The word is still used in the original sense in some parts of England. At Holderness, servants are engaged once a year in the market-places of Hedon and Patrington, and a small sum is given, by way of earnest, to each servant hired, and is called the Fest. In Scotch, ‘to festyn’ signifies ‘to enter into a legal engagement that one person should work under another.’

We still preserve in English the idea of fastening, in the phrase ‘to bind an apprentice.’ It is worth noting, too, that the same idea, expressed by another word of cognate meaning, is found in the Italian ferma, ‘the period for which a servant is hired;’ from fermo, ‘firm, fast,’ (Latin firmus.) Is it not likely that our word ‘to farm,’ i.e., to let out on certain conditions, may come from this root, although other derivations have been proposed? The French have ferme, ‘a farm,’ and affermer ‘to let or to hire a farm.’

It is likely, therefore, that the word fostadh or fasta, is a word borrowed by the Irish from some other language, and most probably introduced by the Northmen. That it is not an original Gaelic root is proved by its standing alone in the language, without derivatives. Both the word, and the custom of hiring servants or soldiers for a fixed period, may have been introduced together at the time of the Danish conquest. In the present document we have several examples of military terms, evidently borrowed, viz., constabla, ‘constable,’ marusgal, ‘marshal,’ and paidh, ‘pay:’ just as in English we have borrowed from other languages most of our terms relating to warfare, such as infantry, cavalry, artillery, colonel, musket, bayonet, &c.

The complete correspondence of the Ulster form, fasta, with the Scandinavian, is an example, in addition to many given in Dr. O’Donovan’s Irish Grammar, of the ancient pronunciation of words being preserved in the North of Ireland. [EDIT. U.J.A.]

iii Buannadha.—The word buanachas is still met with in the traditions of the Scottish Highlands, for ‘free quarters for soldiers.’ [EDIT. U.J.A.]

iv In the name of God. [A n-ainm Dia.]—This form, which is still in use, should be i n-ainm Dé, according to strict grammar.

v Interteyning.—literally: ‘this is how O’Neill retains or hires bonaghts.’

vi The company of soldiers. [Don ched saighdiuir,] literally ‘to a hundred soldiers.’ The translator regarded one hundred soldiers as forming ‘a company.’

vii Wasly. [uaisle,] i.e. bounty, literally the gentility or nobility.

viii Restitution.—Literally, ‘should be Bwanna disappoint the lord by not remaining with him the second quarter, [ath-raithe,] the bounty is to be returned to the lord.’

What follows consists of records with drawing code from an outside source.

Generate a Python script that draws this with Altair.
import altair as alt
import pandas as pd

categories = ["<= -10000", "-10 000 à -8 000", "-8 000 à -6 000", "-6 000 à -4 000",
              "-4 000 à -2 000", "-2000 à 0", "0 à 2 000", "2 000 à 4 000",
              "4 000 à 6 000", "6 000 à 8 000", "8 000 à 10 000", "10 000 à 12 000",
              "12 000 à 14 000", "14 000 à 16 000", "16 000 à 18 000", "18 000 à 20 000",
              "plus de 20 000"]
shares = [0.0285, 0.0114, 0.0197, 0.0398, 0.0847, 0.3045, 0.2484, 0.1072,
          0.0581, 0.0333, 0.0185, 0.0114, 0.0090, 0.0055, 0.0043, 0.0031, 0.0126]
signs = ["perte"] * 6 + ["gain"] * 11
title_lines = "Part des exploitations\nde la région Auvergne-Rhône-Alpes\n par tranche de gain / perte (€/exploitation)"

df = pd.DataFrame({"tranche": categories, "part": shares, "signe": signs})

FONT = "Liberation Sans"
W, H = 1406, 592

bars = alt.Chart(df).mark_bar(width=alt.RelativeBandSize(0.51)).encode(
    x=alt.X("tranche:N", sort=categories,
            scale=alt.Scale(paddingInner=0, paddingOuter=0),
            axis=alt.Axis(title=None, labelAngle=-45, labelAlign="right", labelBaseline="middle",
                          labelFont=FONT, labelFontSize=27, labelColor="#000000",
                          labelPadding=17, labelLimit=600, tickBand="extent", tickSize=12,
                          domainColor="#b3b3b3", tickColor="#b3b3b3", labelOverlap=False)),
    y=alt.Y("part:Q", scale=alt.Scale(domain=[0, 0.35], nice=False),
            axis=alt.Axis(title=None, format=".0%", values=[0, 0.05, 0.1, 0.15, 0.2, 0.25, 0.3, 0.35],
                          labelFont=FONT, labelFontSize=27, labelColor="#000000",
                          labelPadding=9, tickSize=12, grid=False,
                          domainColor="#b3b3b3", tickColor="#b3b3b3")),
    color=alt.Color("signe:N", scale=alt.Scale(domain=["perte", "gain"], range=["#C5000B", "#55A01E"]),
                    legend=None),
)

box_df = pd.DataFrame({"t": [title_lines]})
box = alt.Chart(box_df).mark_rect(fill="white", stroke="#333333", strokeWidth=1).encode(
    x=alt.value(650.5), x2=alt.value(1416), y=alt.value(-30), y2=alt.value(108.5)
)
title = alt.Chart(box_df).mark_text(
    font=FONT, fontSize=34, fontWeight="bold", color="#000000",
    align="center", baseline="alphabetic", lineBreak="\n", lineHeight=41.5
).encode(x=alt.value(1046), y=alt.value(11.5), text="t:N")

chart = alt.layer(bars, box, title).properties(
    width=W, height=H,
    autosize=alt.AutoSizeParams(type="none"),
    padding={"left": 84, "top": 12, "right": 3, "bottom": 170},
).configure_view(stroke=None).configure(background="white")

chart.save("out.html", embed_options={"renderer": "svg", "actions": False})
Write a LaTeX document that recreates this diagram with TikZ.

ix The full quarter.—This translation is incorrect, and shows that it was hurriedly done. It should be—‘and if it be the lord that refuses the Bwanna with respect to not retaining him the second quarter, the Bwanna is to have [keep] the bounty.’

x Leinster, Gallon. [do thomhus galuin na loinne.]—The translation is here decidedly incorrect. If it meant ‘Leinster measure,’ it would be ‘do thomhus galuin na Laighneach.’ Galun na loinne was evidently some Ulster technical term which Doyne, Crosby, or Fox, who were Leinster-men, did not understand.

xi For the hundredth four score and four.—Literally, ‘the constable of one hundred men is bound to have eighty-four men on their legs, instead of the full hundred [in poll] and he is to have sixteen pays; and the manner in which this allowance goes is, ten to the constable of one hundred himself, five to the marshall of the country, and one to the Lord’s Gallowglass.’

xii O’Neill would not.—This translation is not very faithful. It should be—‘But O’Neill does not impose it as an obligation upon any Bwonagh to attack any town but according to his own will; and the Bwonagh is to be in the camp as long as his lord shall require it of him, except the fortnight given him to raise his food.’

xiii The Bonagh—These two paragraphs are left untranslated by the interpreter. A detailed account of the killing of this Dermot son of Dubhal-tach, son of Tuathal O’Conor, on the 24th Oct., 1600, is given by the Four Masters, A.D. 1600, p. 2185, and in Pacata Hibernia, Book I., c. 17. He was beheaded by Theobald Bourke, surnamed ‘na long.’ Carew remarks:—‘Her Majesty’s honour was blemished, and the service hindered, by this malitious and hateful murther.’ According to the tradition in the country, Theobald Bourke was afterwards murdered by Dermot O’Connor’s idiot brother, at the instigation of his sister.